Novices have a common delusion. They believe their first screenplay will be great and all they need to do is keep rewriting it. While any screenplay can be improved by rewrites, there comes a time when you need to move on to your second, third, fourth, fifth, and sixth screenplays as well.
That doesn’t necessarily mean abandoning your first screenplay. That means don’t get hung up rewriting the same screenplay that you basically reshuffle deck chairs on the Titanic. In other words, don’t keep making trivial rewrites that never improve your screenplay.
The best way to improve your screenwriting skills is to write a lot of screenplays.
That means finish your first screenplay and send it out, then start working on a second screenplay. By the time you’re done with your second screenplay, go back over and look at your first screenplay. Chances are good that what you learned by writing a second screenplay will help you see the flaws and mistakes you overlooked in your first screenplay.
If you had never started a second screenplay, you can often fail to identify mistakes in your first screenplay.

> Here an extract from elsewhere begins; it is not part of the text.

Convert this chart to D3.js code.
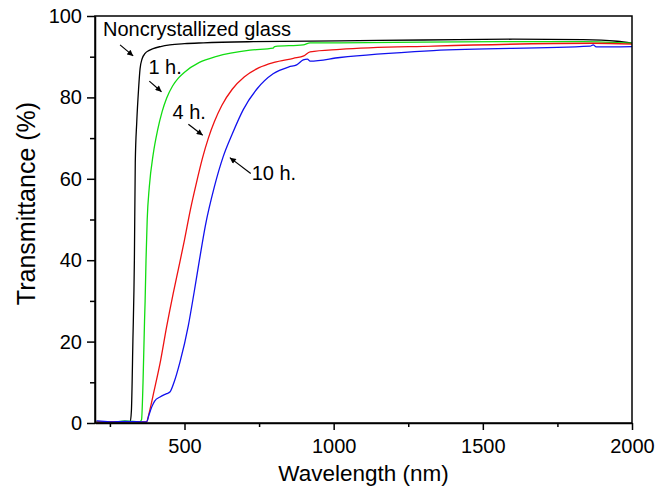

That’s why you need to write as many screenplays as possible for different types of stories. The more you get used to writing screenplays, the better you’ll get at writing them and identifying flaws in your own screenplays.
By the time you’ve finished a third screenplay, it will be easy to look back at your first and second screenplays and see whether the stories are worth salvaging or dumping altogether. You can’t get that type of perspective on your writing if you stay maniacally focused on your first screenplay.
Remember, your first screenplay will likely be riddled with beginner’s errors that you won’t be able to recognize because you’re also a beginner. By writing different types of stories, you’ll gradually learn what your strengths are and what your weaknesses are. Then you can go back to your first screenplays and have a better idea how to fix them or radically rewrite them.
When you’re a beginner in anything, your first attempt will rarely be a masterpiece. That’s why you should never keep rewriting your first screenplay at the expense of working on a second screenplay.
Keep writing. The more you do anything, the better you’ll get.